◆ EXERCISE BRIEF: Copy, exactly as written, the lines that begin at the one containing "Emit a Python" and end at the one containing "plt.rcParams['hatch.color'] = '0.15'". Skip any pictures in the data below.

────

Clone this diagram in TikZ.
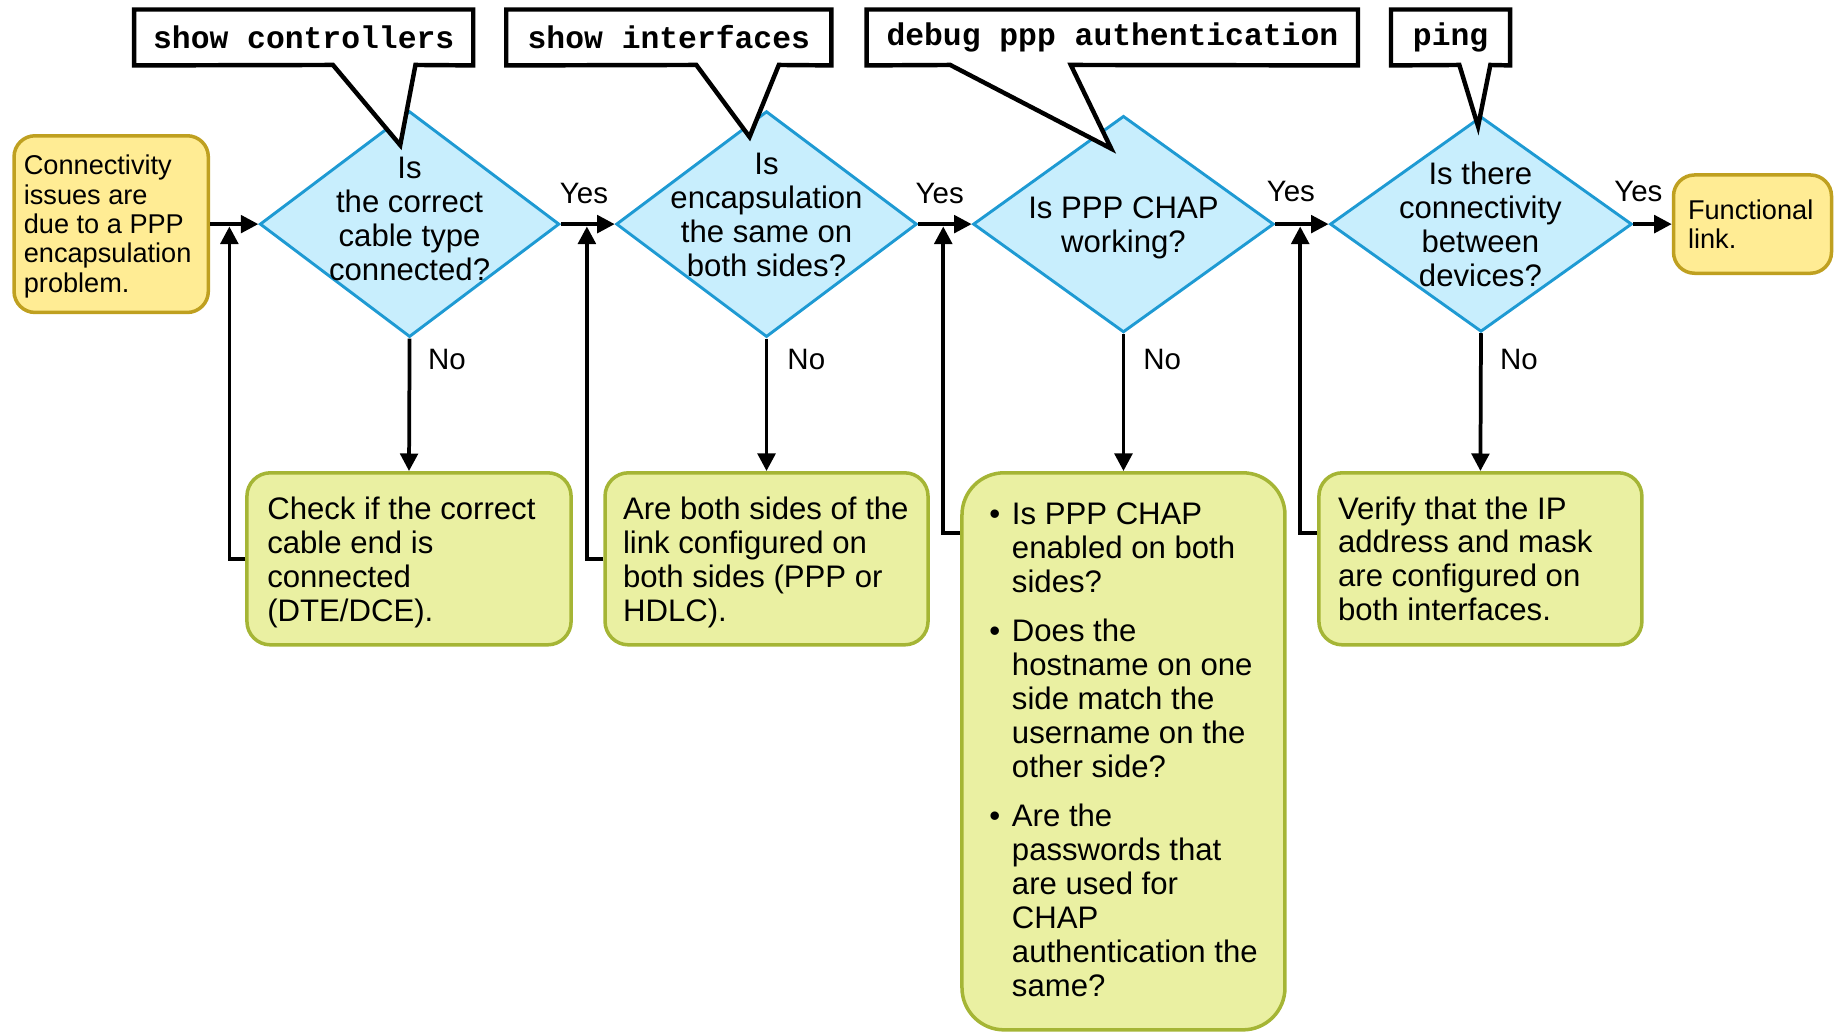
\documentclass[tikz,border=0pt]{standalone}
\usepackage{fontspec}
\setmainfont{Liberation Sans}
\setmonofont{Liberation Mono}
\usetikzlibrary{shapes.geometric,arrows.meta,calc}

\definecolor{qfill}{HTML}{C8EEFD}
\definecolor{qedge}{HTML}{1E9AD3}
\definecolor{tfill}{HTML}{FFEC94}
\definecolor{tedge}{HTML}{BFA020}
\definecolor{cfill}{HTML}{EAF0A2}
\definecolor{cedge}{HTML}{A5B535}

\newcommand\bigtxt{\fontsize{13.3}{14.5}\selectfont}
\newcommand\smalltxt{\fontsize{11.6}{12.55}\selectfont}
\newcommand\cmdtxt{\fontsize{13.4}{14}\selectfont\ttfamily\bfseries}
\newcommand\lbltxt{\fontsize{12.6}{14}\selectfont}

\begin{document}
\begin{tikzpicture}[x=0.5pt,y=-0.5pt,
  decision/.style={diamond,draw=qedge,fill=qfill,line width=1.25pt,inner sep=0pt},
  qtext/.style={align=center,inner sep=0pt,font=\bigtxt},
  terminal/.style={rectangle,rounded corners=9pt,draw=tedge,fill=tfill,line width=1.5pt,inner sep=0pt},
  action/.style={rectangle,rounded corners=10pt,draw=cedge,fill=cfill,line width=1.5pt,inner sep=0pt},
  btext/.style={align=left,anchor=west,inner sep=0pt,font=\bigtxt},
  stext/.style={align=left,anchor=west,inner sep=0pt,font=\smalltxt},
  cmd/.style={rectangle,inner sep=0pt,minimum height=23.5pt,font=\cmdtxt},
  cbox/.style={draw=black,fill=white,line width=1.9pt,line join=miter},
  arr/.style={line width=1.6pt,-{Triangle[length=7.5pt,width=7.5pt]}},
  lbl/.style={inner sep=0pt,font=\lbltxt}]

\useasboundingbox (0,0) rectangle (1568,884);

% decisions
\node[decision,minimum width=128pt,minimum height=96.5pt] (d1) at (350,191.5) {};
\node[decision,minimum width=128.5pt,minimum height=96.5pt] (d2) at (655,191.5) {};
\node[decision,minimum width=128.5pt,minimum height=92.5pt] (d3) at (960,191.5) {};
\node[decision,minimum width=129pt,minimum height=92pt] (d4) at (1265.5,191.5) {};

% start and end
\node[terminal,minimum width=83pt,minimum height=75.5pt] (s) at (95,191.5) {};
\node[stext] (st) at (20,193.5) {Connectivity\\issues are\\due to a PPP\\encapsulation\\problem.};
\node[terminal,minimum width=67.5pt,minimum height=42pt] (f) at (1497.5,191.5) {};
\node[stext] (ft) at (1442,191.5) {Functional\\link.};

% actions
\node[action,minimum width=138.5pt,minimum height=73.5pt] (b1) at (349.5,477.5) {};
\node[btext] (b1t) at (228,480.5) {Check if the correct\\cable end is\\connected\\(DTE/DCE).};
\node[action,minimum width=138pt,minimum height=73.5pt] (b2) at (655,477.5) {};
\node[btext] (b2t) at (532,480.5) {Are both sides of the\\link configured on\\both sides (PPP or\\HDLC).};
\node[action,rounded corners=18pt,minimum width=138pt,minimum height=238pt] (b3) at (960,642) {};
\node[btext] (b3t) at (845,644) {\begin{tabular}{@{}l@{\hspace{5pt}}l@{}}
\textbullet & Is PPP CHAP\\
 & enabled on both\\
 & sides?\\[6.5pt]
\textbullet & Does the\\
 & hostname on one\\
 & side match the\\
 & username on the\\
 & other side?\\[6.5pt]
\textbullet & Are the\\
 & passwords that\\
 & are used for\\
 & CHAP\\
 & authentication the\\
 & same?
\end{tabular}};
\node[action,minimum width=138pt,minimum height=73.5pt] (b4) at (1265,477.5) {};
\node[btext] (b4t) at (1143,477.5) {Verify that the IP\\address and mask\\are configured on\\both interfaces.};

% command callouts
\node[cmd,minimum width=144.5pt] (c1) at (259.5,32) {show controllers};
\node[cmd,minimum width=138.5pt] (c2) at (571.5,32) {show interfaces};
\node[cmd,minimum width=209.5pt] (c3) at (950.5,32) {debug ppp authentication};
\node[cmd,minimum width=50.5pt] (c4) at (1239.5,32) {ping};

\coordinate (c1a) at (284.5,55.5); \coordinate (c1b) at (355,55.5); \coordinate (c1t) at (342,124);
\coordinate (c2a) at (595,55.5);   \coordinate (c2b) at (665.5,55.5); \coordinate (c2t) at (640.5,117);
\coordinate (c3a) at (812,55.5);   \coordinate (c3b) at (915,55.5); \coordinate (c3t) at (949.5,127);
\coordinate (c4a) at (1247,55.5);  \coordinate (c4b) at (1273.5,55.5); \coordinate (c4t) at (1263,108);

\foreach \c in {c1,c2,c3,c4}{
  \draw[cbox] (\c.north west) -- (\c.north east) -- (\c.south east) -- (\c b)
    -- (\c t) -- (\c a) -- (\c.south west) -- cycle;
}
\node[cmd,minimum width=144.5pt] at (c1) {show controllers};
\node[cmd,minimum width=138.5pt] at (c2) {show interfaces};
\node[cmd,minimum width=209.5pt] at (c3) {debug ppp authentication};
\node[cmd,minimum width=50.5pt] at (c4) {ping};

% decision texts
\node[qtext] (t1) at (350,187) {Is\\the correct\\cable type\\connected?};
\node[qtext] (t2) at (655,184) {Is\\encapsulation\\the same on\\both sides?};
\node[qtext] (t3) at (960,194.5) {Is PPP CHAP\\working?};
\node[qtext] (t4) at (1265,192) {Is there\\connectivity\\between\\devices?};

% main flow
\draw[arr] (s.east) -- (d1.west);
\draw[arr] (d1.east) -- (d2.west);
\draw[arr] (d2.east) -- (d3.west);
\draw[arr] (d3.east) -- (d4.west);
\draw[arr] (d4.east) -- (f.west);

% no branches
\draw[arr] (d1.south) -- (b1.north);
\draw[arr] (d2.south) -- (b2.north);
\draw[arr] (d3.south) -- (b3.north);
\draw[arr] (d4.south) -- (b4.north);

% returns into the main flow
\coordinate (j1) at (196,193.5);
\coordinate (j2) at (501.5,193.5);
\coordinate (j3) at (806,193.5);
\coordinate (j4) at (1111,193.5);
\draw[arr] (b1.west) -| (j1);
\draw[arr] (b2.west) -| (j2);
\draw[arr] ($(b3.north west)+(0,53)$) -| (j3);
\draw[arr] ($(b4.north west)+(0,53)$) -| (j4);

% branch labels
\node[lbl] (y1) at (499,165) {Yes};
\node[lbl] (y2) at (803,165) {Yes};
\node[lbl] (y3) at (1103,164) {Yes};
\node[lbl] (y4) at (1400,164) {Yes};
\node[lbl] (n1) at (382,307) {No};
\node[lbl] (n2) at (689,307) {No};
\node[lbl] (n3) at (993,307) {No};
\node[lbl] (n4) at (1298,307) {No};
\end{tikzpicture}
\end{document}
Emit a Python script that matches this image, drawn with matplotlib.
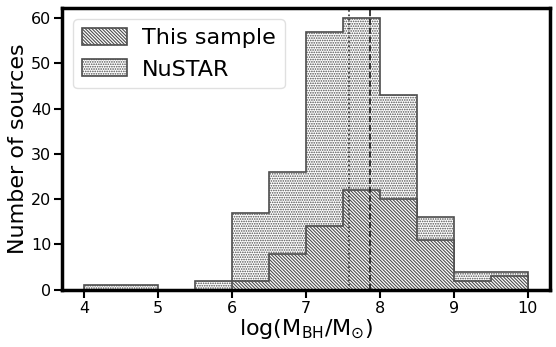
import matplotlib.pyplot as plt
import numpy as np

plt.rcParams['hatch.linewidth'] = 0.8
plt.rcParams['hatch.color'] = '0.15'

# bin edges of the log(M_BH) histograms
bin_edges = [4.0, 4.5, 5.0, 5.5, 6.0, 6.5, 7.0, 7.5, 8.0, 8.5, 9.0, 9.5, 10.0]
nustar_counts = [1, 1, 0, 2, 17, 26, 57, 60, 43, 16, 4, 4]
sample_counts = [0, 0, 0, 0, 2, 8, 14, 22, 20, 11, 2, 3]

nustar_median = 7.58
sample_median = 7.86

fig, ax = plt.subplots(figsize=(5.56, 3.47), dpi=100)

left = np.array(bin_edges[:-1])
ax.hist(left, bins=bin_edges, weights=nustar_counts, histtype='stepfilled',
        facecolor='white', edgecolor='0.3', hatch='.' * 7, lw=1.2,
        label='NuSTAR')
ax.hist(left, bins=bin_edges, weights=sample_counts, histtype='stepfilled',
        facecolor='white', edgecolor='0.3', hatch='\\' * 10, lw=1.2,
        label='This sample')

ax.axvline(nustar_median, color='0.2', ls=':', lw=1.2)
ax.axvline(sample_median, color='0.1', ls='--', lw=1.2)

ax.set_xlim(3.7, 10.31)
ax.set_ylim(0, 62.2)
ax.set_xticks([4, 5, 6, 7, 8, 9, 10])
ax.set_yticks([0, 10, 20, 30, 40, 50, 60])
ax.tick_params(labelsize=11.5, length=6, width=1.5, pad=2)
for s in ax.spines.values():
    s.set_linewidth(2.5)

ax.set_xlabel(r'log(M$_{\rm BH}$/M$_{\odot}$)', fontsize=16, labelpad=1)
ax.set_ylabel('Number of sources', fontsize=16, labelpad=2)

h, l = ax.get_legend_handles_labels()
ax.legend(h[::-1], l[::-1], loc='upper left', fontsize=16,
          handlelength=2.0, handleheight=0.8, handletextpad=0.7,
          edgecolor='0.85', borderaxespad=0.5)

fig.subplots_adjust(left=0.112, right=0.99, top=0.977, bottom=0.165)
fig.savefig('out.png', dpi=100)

────

◆ FINISHED EXERCISE:
Emit a Python script that matches this image, drawn with matplotlib.
import matplotlib.pyplot as plt
import numpy as np

plt.rcParams['hatch.linewidth'] = 0.8
plt.rcParams['hatch.color'] = '0.15'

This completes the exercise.